Author Archives: chris

Arg at the Schloss

Posted by chris on January 20, 2008

Schloss Dagstuhl Chris is attending a workshop at Schloss Dagstuhl this week to contribute to a sketching out of where argumentation research is heading over the next few years. It promises to be an interesting meeting, which aims to produce a series of papers by the end of the year.

Iyad Rahwan visiting

Posted by chris on September 18, 2007

Iyad Rahwan
Iyad Rahwan from the British University in Dubai is visiting us today to talk about ABN and other things. We have been working with Iyad for some time on the Argument Interchange Format, ArgDF and various other things.

He will be speaking On the Benefits of Exploiting Underlying Goals in
Argument-based Negotiation
at 1500 in the Lecture Theatre (not Wolfson today).

ABSTRACT: Interest-based negotiation (IBN) is a form of negotiation in
which agents exchange information about their underlying goals, with a
view to improving the likelihood and quality of a deal. While this
intuition has been stated informally in much previous literature,
there is no formal analysis of the types of deals that can be reached
through IBN and how they differ from those reachable using (classical)
alternating offer bargaining. This talk bridges this gap by providing
a formal framework for analysing the outcomes of IBN dialogues, and
begins by analysing a specific IBN protocol.

Schemes and Dialogue

Posted by chris on June 8, 2007

Doug Walton and Chris Reed are talking today at OSSA about the link between argumentation schemes and dialogue. For although schemes are inherently dialogical (think about the role that critical questions play, for example), they have not previously been treated in such a way as to integrate them into models of dialogue. The paper provides a first step in this direction. A commentary on the paper is given by Taeda Tomic from Uppsala University.

Harnessing the Araucaria Corpus

Posted by chris on April 11, 2007

In collaboration with a team at Leuven university, the Araucaria corpus is starting to be used to explore the problems of automatic argument analysis, in the context of their ACILA project. A short paper describing some initial results has just been accepted to ICAIL-2007 in Stanford.

The current bibliographic data is:

Moens, M.-F., Boiy, E., Palau, R.M., & Reed, C. (2007, to appear) “Automatic Detection of Arguments in Legal Texts” in Proceedings of the International Conference on AI & Law (ICAIL-2007), Stanford, CA, ACM Press.

ARG:dundee at AAAI

Posted by chris on April 5, 2007

Some of the work related to the ArgDF project with Iyad Rahwan has also been accepted for AAAI-07 in Vancouver. This paper is a complement to the one accepted to Artificial Intelligence a couple of weeks ago.

The current bibliographic data is:

Rahwan, I., Zablith, F. & Reed, C. (2007, to appear) “Towards Large Scale Argumentation Support on the Semantic Web” in Proceedings of AAAI-07, Vancouver, AAAI Press / MIT Press.

Rieks op den Akker visiting

Posted by chris on March 29, 2007

Rieks op den Akker
Rieks op den Akker from Twente is visiting ARG today to talk about his experiences with the AMI and AMI(DA) projects:

Modeling conversations in meetings

In the talk I will present the EC projects AMI(DA) that aim at developing meeting support technology for face to face as well as remote meetings.
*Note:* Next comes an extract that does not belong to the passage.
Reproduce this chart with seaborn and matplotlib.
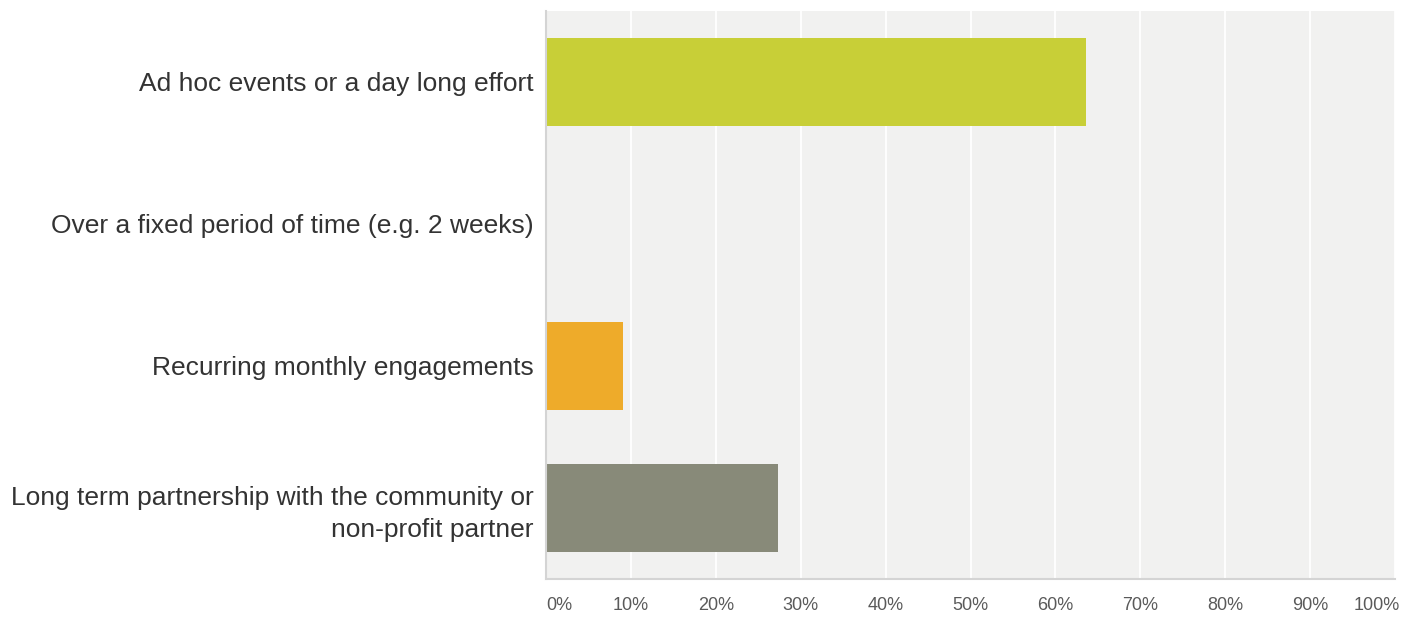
import matplotlib
matplotlib.use("Agg")
import matplotlib.pyplot as plt
import matplotlib.transforms as mtransforms
import seaborn as sns
import pandas as pd

categories = [
    "Ad hoc events or a day long effort",
    "Over a fixed period of time (e.g. 2 weeks)",
    "Recurring monthly engagements",
    "Long term partnership with the community or\nnon-profit partner",
]
percentages = [63.64, 0.0, 9.09, 27.27]
bar_colors = ["#c8cf37", "#c8cf37", "#eeab2a", "#888a79"]
tick_values = [0, 10, 20, 30, 40, 50, 60, 70, 80, 90, 100]
tick_labels = [f"{v}%" for v in tick_values]

df = pd.DataFrame({"category": categories, "pct": percentages})

sns.set_theme(style="white")
plt.rcParams["font.family"] = ["Liberation Sans", "DejaVu Sans"]

fig = plt.figure(figsize=(14.1, 6.24), dpi=100)
ax = fig.add_axes([546 / 1410, 1 - 579 / 624, (1395 - 546) / 1410, (579 - 11) / 624])
ax.set_facecolor("#f1f1f0")

sns.barplot(
    data=df, x="pct", y="category", hue="category", palette=bar_colors,
    legend=False, width=0.62, orient="h", ax=ax, saturation=1, linewidth=0,
)

ax.set_xlim(0, 100)
ax.set_xticks(tick_values)
ax.set_xticklabels(tick_labels)
ax.set_xlabel("")
ax.set_ylabel("")
ax.grid(axis="x", color="white", linewidth=1.3)
ax.set_axisbelow(True)

for side in ("top", "right"):
    ax.spines[side].set_visible(False)
for side in ("left", "bottom"):
    ax.spines[side].set_color("#d4d4d4")
    ax.spines[side].set_linewidth(1.5)

ax.tick_params(axis="y", length=0, pad=9, labelsize=19, labelcolor="#333333")
ax.tick_params(axis="x", length=0, pad=13, labelsize=13, labelcolor="#5a5a5a")
for lbl in ax.get_yticklabels():
    lbl.set_horizontalalignment("right")
    lbl.set_multialignment("right")
    lbl.set_linespacing(1.4)

xl = ax.get_xticklabels()
xl[0].set_horizontalalignment("left")
xl[-1].set_horizontalalignment("right")
xl[-1].set_transform(xl[-1].get_transform()
                     + mtransforms.ScaledTranslation(5 / 100, 0, fig.dpi_scale_trans))

fig.savefig("out.png", dpi=100, facecolor="white")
I will concentrate on presenting the AMI meeting corpus, an exetensively annotated corpus of meeting conversations and discuss several reseach on the interactions we see in these meetings showing joint verbal as well as non-verbal behaviors for grounding. I also present an argumentation diagramming method developed at the University of Twente.

Arguing for Computers

Posted by chris on February 15, 2007

Chris is giving a non-technical talk on the work of ARG:dundee to the local chapter of the BCS this evening in Wolfson at 1900.

Arguing for Computers
or, the Computational Advantages of being Disagreeable.
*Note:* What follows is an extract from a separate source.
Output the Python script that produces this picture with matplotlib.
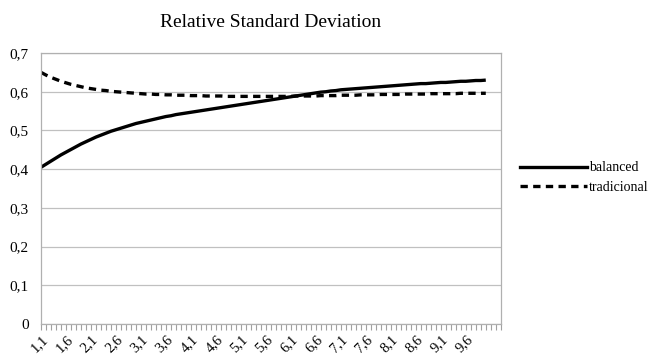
import matplotlib
matplotlib.use('Agg')
import matplotlib.pyplot as plt
from matplotlib.lines import Line2D

# -*- coding:utf-8 -*-

plt.rcParams['font.family'] = ['Liberation Serif', 'DejaVu Serif']

# categories 1,1 ... 10,0
categories = [('%.1f' % (k / 10.0)).replace('.', ',') for k in range(11, 101)]

balanced = [
    0.405, 0.413, 0.421, 0.429, 0.437, 0.444, 0.451, 0.458, 0.465, 0.471,
    0.477, 0.483, 0.488, 0.493, 0.498, 0.502, 0.506, 0.510, 0.514, 0.518,
    0.521, 0.524, 0.527, 0.530, 0.533, 0.536, 0.538, 0.541, 0.543, 0.545,
    0.547, 0.549, 0.551, 0.553, 0.555, 0.557, 0.559, 0.561, 0.563, 0.565,
    0.567, 0.569, 0.571, 0.573, 0.575, 0.577, 0.579, 0.581, 0.583, 0.585,
    0.587, 0.589, 0.591, 0.593, 0.595, 0.597, 0.599, 0.600, 0.602, 0.603,
    0.605, 0.606, 0.607, 0.608, 0.609, 0.610, 0.611, 0.612, 0.613, 0.614,
    0.615, 0.616, 0.617, 0.618, 0.619, 0.620, 0.621, 0.621, 0.622, 0.623,
    0.624, 0.624, 0.625, 0.626, 0.627, 0.627, 0.628, 0.629, 0.629, 0.630,
]

tradicional = [
    0.650, 0.643, 0.637, 0.632, 0.627, 0.623, 0.619, 0.616, 0.613, 0.610,
    0.608, 0.606, 0.604, 0.603, 0.601, 0.600, 0.599, 0.598, 0.597, 0.596,
    0.595, 0.594, 0.594, 0.593, 0.593, 0.592, 0.592, 0.591, 0.591, 0.591,
    0.590, 0.590, 0.590, 0.589, 0.589, 0.589, 0.589, 0.588, 0.588, 0.588,
    0.588, 0.588, 0.588, 0.588, 0.588, 0.588, 0.588, 0.588, 0.588, 0.588,
    0.588, 0.589, 0.589, 0.589, 0.589, 0.589, 0.590, 0.590, 0.590, 0.590,
    0.591, 0.591, 0.591, 0.591, 0.592, 0.592, 0.592, 0.592, 0.593, 0.593,
    0.593, 0.593, 0.593, 0.594, 0.594, 0.594, 0.594, 0.594, 0.595, 0.595,
    0.595, 0.595, 0.595, 0.595, 0.596, 0.596, 0.596, 0.596, 0.596, 0.596,
]

y_ticks = [0, 0.1, 0.2, 0.3, 0.4, 0.5, 0.6, 0.7]
y_labels = ['0', '0,1', '0,2', '0,3', '0,4', '0,5', '0,6', '0,7']

fig = plt.figure(figsize=(6.54, 3.63), dpi=100)
ax = fig.add_axes([0.0627, 0.107, 0.703, 0.747])

x = list(range(len(categories)))
ax.plot(x, balanced, color='black', linewidth=2.4, solid_capstyle='butt')
ax.plot(x, tradicional, color='black', linewidth=2.4, linestyle=(0, (2.2, 1.6)))

ax.set_xlim(0, 92)
ax.set_ylim(0, 0.7)

ax.set_yticks(y_ticks)
ax.set_yticklabels(y_labels, fontsize=11)
ax.tick_params(axis='y', length=0, pad=9)
ax.grid(axis='y', color='#c0c0c0', linewidth=0.9)
ax.set_axisbelow(True)

ax.set_xticks(range(0, 93))
ax.set_xticklabels([categories[i] if (i < len(categories) and i % 5 == 0) else '' for i in range(93)],
                   rotation=45, ha='right', rotation_mode='anchor', fontsize=10.5)
ax.tick_params(axis='x', length=4, color='#a0a0a0', width=0.8, pad=2)

for s in ax.spines.values():
    s.set_color('#b0b0b0')
    s.set_linewidth(0.9)

ax.set_title('Relative Standard Deviation', fontsize=14, pad=19)

handles = [Line2D([], [], color='black', linewidth=2.4),
           Line2D([], [], color='black', linewidth=2.4, linestyle=(0, (2.2, 1.6)))]
fig.legend(handles, ['balanced', 'tradicional'], loc='center left',
           bbox_to_anchor=(0.776, 0.51), frameon=False, fontsize=10,
           handlelength=4.8, handletextpad=0.15, labelspacing=0.5)

fig.savefig('out.png', dpi=100)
Web Services, Service Oriented Architectures and methods on objects: the
paradigm for enterprise software in the first decade of the 21st century
is one of cooperation and guaranteed levels of service. Recent research
in computer science is starting to demonstrate that a paradigm shift may
be waiting in the wings. If we build software components that decide
whether or not to supply a service (rather than guaranteeing it), our
complex systems become more reliable. If we design software components
that work competitively, rather than cooperatively, they can find better
solutions to hard problems. And if we plan systems that disagree,
dispute and argue, we can increase efficiency in communication and
processing.

This talk explores what selfishness, autonomy and argument mean for
current computational research and future computational practice,
placing a heavy emphasis on systems, tools and techniques that are
available now.

Dr Chris Reed is Senior Lecturer and Head of Research at the University
of Dundee’s School of Computing, where he leads a group exploring the
roles of argument in computing and artificial intelligence. He has
worked in the area since the mid 1990’s and has published over 80 papers
on the topic. He is also an executive director of Calico Jack Ltd., a
Dundee-based SME that builds network solutions for mobile operators
based on non-traditional software engineering techniques aimed at
handling complex, distributed application domains.